The former National Security Agency contractor, who has been living in Russia since June 2013, said he would present a public interest defence of his decision to leak thousands of classified intelligence documents if he appeared before a US jury. “I’ve told the government I would return if they would guarantee a fair trial where I can make a public interest defence of why this was done and allow a jury to decide,” Snowden told a libertarian conference, the New Hampshire Liberty Forum…
❝ Snowden has previously spoken of making offers to the government to return home and his willingness to discuss a plea deal and even go to jail.
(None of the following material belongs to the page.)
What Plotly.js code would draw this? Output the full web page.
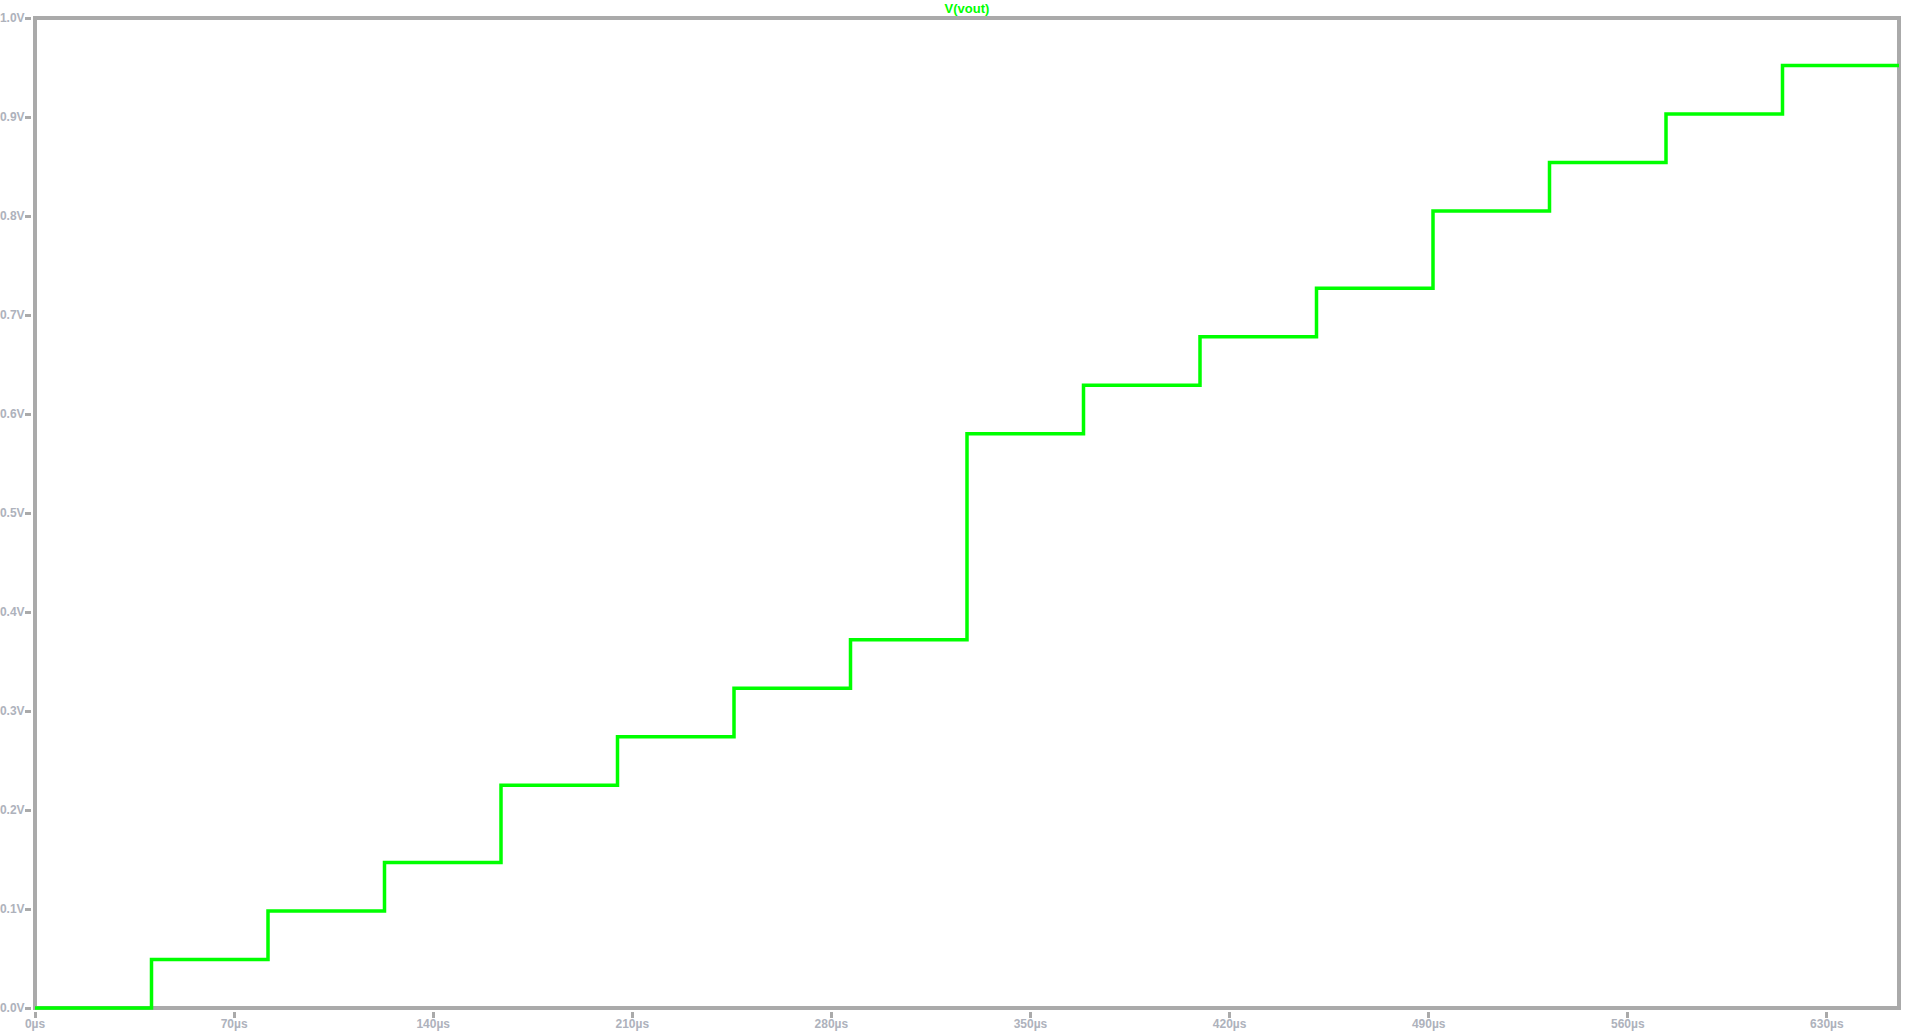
<!DOCTYPE html>
<html>
<head>
<meta charset="utf-8">
<script src="https://cdn.plot.ly/plotly-3.0.1.min.js"></script>
<style>
  html, body { margin: 0; padding: 0; background: #ffffff; }
  #chart { width: 1916px; height: 1034px; }
</style>
</head>
<body>
<div id="chart"></div>
<script>
// ---- data ----
const stepStartUs = [0, 40.96, 81.92, 122.88, 163.84, 204.8, 245.76, 286.72,
                     327.68, 368.64, 409.6, 450.56, 491.52, 532.48, 573.44, 614.4];
const stepLevelV  = [0, 0.049, 0.098, 0.147, 0.225, 0.274, 0.323, 0.372,
                     0.580, 0.629, 0.678, 0.727, 0.805, 0.854, 0.903, 0.952];
const endUs = 655.36;
const xTickVals  = [0, 70, 140, 210, 280, 350, 420, 490, 560, 630];
const xTickText  = ['0\u00b5s', '70\u00b5s', '140\u00b5s', '210\u00b5s', '280\u00b5s', '350\u00b5s',
                    '420\u00b5s', '490\u00b5s', '560\u00b5s', '630\u00b5s'];
const yTickVals  = [0, 0.1, 0.2, 0.3, 0.4, 0.5, 0.6, 0.7, 0.8, 0.9, 1.0];
const yTickText  = ['0.0V', '0.1V', '0.2V', '0.3V', '0.4V', '0.5V', '0.6V', '0.7V', '0.8V', '0.9V', '1.0V'];
const traceName  = 'V(vout)';
const yMax = 1.0;

// ---- build ----
const xs = stepStartUs.concat([endUs]);
const ys = stepLevelV.concat([stepLevelV[stepLevelV.length - 1]]);

const W = 1916, H = 1034;
const plotL = 35, plotR = 1899, plotT = 18, plotB = 1008; // frame line centres
const pad = 3;
const pxPerUs = (plotR - plotL) / endUs;
const pxPerV = (plotB - plotT) / yMax;

const gray = '#aaaaaa';
const labelColor = '#aeb2bc';
const font = '"Liberation Sans", Arial, sans-serif';

const trace = {
  x: xs, y: ys, type: 'scatter', mode: 'lines', name: traceName,
  line: { shape: 'hv', color: '#00ff00', width: 3.5 },
  hoverinfo: 'x+y'
};

const layout = {
  width: W, height: H,
  paper_bgcolor: '#ffffff', plot_bgcolor: '#ffffff',
  showlegend: false,
  margin: { l: plotL - pad, r: W - plotR - pad, t: plotT - pad, b: H - plotB - pad, pad: 0 },
  title: {
    text: traceName,
    font: { family: font, size: 13, color: '#00ff00', weight: 'bold' },
    x: (plotL + plotR) / 2 / W, xanchor: 'center', xref: 'container',
    y: 1 - 8 / H, yanchor: 'middle', yref: 'container'
  },
  xaxis: {
    range: [-pad / pxPerUs, endUs + pad / pxPerUs],
    tickmode: 'array', tickvals: xTickVals, ticktext: xTickText,
    ticks: 'outside', ticklen: 6, tickwidth: 3, tickcolor: gray,
    ticklabelstandoff: -4,
    showgrid: false, zeroline: false, showline: false,
    tickfont: { family: font, size: 12, color: labelColor, weight: 'bold' },
    fixedrange: true
  },
  yaxis: {
    range: [-pad / pxPerV, yMax + pad / pxPerV],
    tickmode: 'array', tickvals: yTickVals, ticktext: yTickText,
    ticks: 'outside', ticklen: 6, tickwidth: 3, tickcolor: gray,
    ticklabelstandoff: -2,
    showgrid: false, zeroline: false, showline: false,
    tickfont: { family: font, size: 12, color: labelColor, weight: 'bold' },
    fixedrange: true
  },
  shapes: [{
    type: 'rect', xref: 'x', yref: 'y', layer: 'below',
    x0: 0, x1: endUs, y0: 0, y1: yMax,
    line: { color: gray, width: 4 }
  }]
};

Plotly.newPlot('chart', [trace], layout, { displayModeBar: false, staticPlot: true });
</script>
</body>
</html>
But in an interview on BBC Panorama last year, the whistleblower said the US justice department had made no effort to contact him.
❝ Snowden’s revelations set off an international debate about the balance between security and privacy. Supporters hailed Snowden for exposing what they saw in some cases as an illegal invasion of privacy, while critics believed he hampered the security services’ ability to fight terrorism.
I stopped being surprised that supporting constitutional civil liberties requires more than moderate or a liberal political understanding. A young news editor explained the difference to me during a break from night school classes in the late 1950’s. Standing outside a classroom building on an autumn evening, we were continuing a discussion from a literature class – a discussion about free speech. Those were the days of activists being jailed for teaching the right to advocate for revolution.
Take a good look at the structure of that sentence. People were being jailed for discussing revolution. Whether they advocated publicly for revolution, violent or peaceful. We lived at the time in a state whose constitution in fact included the right for citizens – denied peaceful means – to take up arms and overthrow a repressive government.
Don’t worry. A leading Congressional Democrat had that removed several years later.
And I thought I was a “liberal” for defending the free speech challenged by federal law as then practiced. This dude politely explained the difference between folks willing to support the Bill of Rights as long as nothing unpopular was in question – and those who take the Bill of Rights seriously enough to take them as principle as written for all. A progressive position as it turned out.
Regards yelling FIRE in crowded theaters: http://www.theatlantic.com/national/archive/2012/11/its-time-to-stop-using-the-fire-in-a-crowded-theater-quote/264449/
I do think that Snowden should get a fair trial, but don’t think there’s a chance that the US authorities will let that happen: the entire trial would immediately get classified and closed to the public, even if the US promises to keep it open to bring Snowden in.
But I think we’re sufficiently technologically advanced to hold a trial over Skype or other video conferencing.
“Former Attorney General Eric Holder has made an extraordinary concession: that Edward Snowden did us all a favor by leaking classified surveillance documents.
“We can certainly argue about the way in which Snowden did what he did, but I think that he actually performed a public service by raising the debate that we engaged in and by the changes that we made,” Holder told David Axelrod on “The Axe Files,” a podcast produced by CNN and the University of Chicago Institute of Politics.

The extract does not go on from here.